───── Source excerpt

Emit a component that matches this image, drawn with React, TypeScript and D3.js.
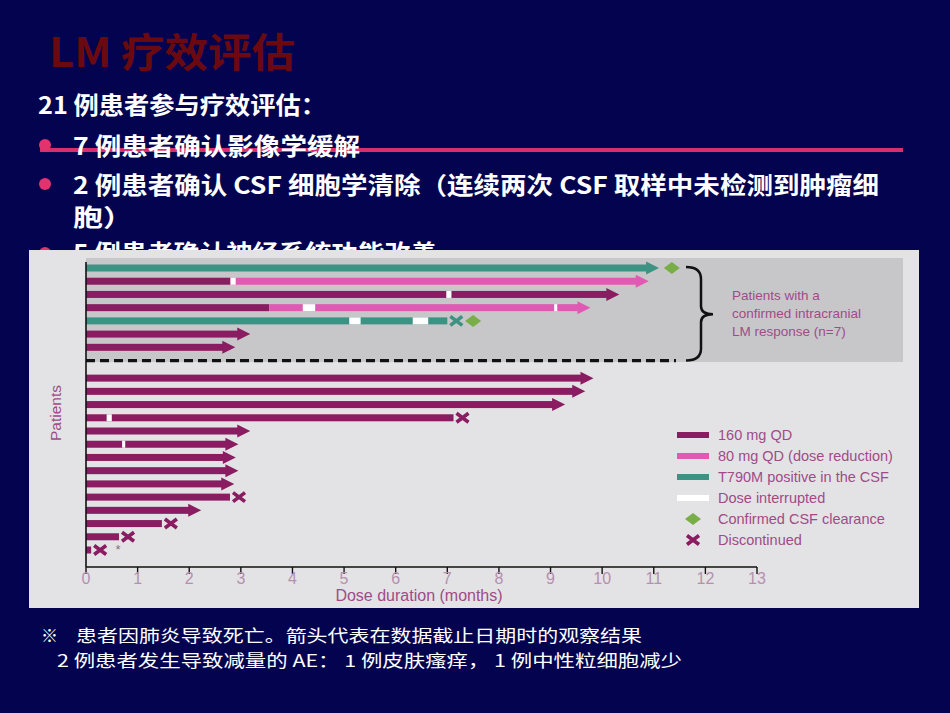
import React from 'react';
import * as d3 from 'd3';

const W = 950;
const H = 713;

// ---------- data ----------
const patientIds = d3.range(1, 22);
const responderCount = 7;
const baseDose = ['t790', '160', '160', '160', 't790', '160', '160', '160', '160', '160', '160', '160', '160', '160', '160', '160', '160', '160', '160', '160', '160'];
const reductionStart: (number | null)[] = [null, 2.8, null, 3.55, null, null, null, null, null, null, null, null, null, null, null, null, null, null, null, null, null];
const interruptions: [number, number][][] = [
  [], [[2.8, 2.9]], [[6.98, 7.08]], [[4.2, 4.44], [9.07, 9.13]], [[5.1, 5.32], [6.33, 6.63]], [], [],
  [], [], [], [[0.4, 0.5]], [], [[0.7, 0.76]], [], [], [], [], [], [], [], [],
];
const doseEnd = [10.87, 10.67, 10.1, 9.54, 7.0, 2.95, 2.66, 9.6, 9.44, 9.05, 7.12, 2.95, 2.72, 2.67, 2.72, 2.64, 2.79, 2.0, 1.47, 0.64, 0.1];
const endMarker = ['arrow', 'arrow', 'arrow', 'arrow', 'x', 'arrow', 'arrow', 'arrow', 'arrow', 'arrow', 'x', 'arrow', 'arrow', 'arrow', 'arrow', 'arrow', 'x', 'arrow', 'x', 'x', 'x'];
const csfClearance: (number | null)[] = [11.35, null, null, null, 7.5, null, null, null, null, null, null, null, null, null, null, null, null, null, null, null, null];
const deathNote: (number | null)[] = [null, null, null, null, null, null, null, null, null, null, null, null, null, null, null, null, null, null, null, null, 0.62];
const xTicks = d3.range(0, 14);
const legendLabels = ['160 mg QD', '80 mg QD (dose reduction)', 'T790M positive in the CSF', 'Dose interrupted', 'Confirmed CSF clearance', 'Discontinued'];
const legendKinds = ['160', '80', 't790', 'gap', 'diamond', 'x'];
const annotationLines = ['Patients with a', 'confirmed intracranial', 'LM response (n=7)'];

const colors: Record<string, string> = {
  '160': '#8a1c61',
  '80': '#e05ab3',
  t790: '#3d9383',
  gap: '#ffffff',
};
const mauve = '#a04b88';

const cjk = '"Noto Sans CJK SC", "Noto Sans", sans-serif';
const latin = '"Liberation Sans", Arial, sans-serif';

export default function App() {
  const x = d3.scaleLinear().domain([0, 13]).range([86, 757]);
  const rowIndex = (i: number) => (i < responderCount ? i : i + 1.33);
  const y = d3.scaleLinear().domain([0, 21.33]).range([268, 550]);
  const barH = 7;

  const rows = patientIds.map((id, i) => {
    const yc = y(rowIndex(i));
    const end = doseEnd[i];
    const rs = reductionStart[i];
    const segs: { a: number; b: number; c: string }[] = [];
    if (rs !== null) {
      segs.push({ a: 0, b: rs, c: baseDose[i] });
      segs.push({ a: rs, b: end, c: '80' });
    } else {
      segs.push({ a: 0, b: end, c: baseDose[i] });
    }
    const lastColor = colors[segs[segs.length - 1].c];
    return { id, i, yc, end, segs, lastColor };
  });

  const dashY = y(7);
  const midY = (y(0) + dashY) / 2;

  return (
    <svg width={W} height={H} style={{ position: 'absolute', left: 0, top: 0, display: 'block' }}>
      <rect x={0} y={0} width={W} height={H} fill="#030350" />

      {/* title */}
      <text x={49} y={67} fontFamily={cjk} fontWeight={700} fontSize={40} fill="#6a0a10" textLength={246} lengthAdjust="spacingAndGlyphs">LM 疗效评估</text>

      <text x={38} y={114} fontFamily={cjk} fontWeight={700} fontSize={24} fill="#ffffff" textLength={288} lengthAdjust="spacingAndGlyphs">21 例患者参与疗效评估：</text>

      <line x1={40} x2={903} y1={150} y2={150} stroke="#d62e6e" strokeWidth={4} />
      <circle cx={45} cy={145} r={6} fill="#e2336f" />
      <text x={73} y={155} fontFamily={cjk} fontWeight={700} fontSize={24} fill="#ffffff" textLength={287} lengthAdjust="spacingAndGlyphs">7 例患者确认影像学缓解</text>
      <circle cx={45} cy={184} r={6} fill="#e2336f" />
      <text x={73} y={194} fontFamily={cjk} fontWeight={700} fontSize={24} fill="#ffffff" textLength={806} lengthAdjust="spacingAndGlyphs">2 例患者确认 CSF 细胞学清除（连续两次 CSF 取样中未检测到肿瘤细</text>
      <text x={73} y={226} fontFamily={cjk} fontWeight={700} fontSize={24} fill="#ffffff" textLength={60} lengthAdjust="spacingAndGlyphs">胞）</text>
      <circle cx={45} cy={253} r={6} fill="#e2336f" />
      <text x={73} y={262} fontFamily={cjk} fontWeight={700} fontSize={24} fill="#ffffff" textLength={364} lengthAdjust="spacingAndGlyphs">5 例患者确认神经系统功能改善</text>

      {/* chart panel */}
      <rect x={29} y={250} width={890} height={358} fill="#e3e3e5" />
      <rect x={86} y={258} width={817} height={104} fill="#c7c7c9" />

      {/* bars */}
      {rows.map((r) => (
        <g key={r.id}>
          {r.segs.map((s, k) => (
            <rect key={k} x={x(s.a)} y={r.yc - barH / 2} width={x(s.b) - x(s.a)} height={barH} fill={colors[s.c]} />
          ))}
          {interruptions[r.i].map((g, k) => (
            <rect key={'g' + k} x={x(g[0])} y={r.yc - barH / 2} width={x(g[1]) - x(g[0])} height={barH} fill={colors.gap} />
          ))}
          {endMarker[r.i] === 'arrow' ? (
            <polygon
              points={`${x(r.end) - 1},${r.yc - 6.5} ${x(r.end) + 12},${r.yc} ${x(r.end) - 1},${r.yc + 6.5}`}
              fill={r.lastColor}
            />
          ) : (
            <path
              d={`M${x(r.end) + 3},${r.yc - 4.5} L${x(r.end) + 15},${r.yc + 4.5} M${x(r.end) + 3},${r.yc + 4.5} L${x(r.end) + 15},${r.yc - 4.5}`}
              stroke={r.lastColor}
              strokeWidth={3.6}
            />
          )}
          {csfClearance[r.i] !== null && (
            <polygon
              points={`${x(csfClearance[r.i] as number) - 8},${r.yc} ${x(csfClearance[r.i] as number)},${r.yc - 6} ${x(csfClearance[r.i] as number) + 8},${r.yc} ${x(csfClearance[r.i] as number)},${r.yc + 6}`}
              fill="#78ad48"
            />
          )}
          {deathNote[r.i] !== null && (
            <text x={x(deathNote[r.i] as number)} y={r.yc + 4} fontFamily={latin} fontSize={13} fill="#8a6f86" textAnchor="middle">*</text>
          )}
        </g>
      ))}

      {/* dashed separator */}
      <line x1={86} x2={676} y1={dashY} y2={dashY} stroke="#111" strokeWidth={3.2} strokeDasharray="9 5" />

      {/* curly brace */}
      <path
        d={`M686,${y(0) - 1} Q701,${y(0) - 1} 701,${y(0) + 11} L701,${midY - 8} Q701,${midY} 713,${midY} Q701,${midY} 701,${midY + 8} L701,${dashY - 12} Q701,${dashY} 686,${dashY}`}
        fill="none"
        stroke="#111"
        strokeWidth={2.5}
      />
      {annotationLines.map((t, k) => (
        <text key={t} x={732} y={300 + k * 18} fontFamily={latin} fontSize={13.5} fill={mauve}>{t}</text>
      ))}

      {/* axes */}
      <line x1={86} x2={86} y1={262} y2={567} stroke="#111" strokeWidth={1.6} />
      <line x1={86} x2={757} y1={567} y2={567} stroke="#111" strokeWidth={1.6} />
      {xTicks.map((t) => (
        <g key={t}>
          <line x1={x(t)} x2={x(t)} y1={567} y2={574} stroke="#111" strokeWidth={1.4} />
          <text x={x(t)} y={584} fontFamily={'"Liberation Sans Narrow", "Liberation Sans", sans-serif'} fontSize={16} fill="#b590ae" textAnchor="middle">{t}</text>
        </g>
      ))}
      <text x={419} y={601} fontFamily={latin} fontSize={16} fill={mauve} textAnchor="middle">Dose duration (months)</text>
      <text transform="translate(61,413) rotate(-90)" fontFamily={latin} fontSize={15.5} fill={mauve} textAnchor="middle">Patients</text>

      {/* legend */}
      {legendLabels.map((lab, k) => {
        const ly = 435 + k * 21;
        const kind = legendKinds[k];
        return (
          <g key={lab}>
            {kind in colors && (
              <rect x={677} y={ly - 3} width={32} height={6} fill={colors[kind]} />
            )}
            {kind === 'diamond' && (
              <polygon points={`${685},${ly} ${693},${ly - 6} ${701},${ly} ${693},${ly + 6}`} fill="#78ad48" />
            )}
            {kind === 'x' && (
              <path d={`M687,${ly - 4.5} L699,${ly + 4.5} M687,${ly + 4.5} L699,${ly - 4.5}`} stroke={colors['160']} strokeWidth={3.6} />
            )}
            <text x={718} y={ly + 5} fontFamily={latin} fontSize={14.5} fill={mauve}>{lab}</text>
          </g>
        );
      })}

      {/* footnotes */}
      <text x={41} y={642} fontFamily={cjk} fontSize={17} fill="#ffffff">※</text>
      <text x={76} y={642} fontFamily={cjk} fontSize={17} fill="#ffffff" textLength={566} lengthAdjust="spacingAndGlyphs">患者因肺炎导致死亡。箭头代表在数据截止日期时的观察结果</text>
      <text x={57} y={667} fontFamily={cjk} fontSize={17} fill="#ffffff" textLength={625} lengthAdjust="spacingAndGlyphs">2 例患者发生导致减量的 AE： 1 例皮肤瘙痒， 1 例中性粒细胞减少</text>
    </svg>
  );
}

──────────

• Exercise prompt
Write out again exactly the lines from the start of the data above through the line containing "const H = 713;", inclusive, excluding any pictures.

• Answer for this exercise
Emit a component that matches this image, drawn with React, TypeScript and D3.js.
import React from 'react';
import * as d3 from 'd3';

const W = 950;
const H = 713;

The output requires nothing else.